# Task requirements:
Everything from the first line of the data below through the line that contains "agree_pct = [93, 80, 83, 56, 91, 90, 93, 86, 90]" should be written out exactly, please, and nothing more; the pictures stay out.
— START OF Data segment —
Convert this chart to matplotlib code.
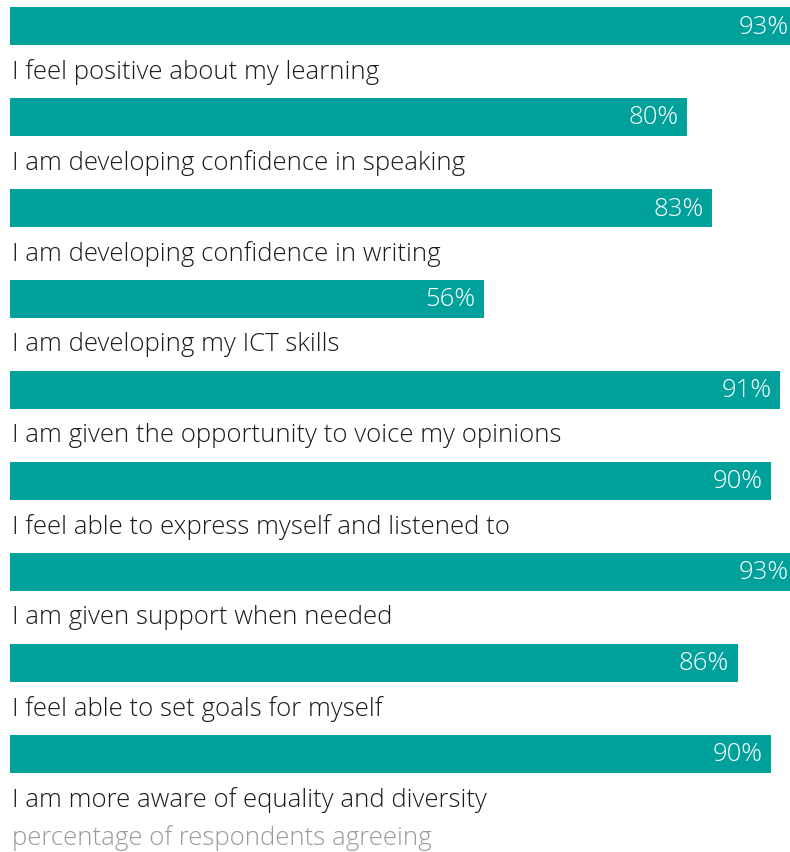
import matplotlib.pyplot as plt

plt.rcParams['font.family'] = ['Open Sans', 'DejaVu Sans']

statements = [
    'I feel positive about my learning',
    'I am developing confidence in speaking',
    'I am developing confidence in writing',
    'I am developing my ICT skills',
    'I am given the opportunity to voice my opinions',
    'I feel able to express myself and listened to',
    'I am given support when needed',
    'I feel able to set goals for myself',
    'I am more aware of equality and diversity',
]
agree_pct = [93, 80, 83, 56, 91, 90, 93, 86, 90]

TEAL = '#00A19B'
W, H = 790, 853
fig = plt.figure(figsize=(W / 100, H / 100), dpi=100)
# axes spans the full height; x runs from the bar origin to the right edge
ax = fig.add_axes([10 / W, 0, 780 / W, 1])

px_per_pct = 8.46
xmax = 780 / px_per_pct
pitch = 91.0
ax.set_xlim(0, xmax)
ax.set_ylim((H - 27) / pitch, -27 / pitch)
ax.axis('off')

ys = list(range(len(statements)))
ax.barh(ys, agree_pct, height=38 / pitch, color=TEAL, left=0)

fs = 18.5
for y, v, s in zip(ys, agree_pct, statements):
    ax.text(v - 1.0, y, f'{v}%', color='white', fontsize=fs,
            fontweight='light', ha='right', va='center')
    ax.text(0.2, y + 45 / pitch, s, color='#1a1a1a', fontsize=fs,
            fontweight='light', ha='left', va='center')

fig.text(12 / W, 1 - 838 / H, 'percentage of respondents agreeing',
         color='#9a9a9a', fontsize=fs, fontweight='light',
         ha='left', va='center')

fig.savefig('out.png', dpi=100)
— END OF Data segment —
# Reply to the task:
Convert this chart to matplotlib code.
import matplotlib.pyplot as plt

plt.rcParams['font.family'] = ['Open Sans', 'DejaVu Sans']

statements = [
    'I feel positive about my learning',
    'I am developing confidence in speaking',
    'I am developing confidence in writing',
    'I am developing my ICT skills',
    'I am given the opportunity to voice my opinions',
    'I feel able to express myself and listened to',
    'I am given support when needed',
    'I feel able to set goals for myself',
    'I am more aware of equality and diversity',
]
agree_pct = [93, 80, 83, 56, 91, 90, 93, 86, 90]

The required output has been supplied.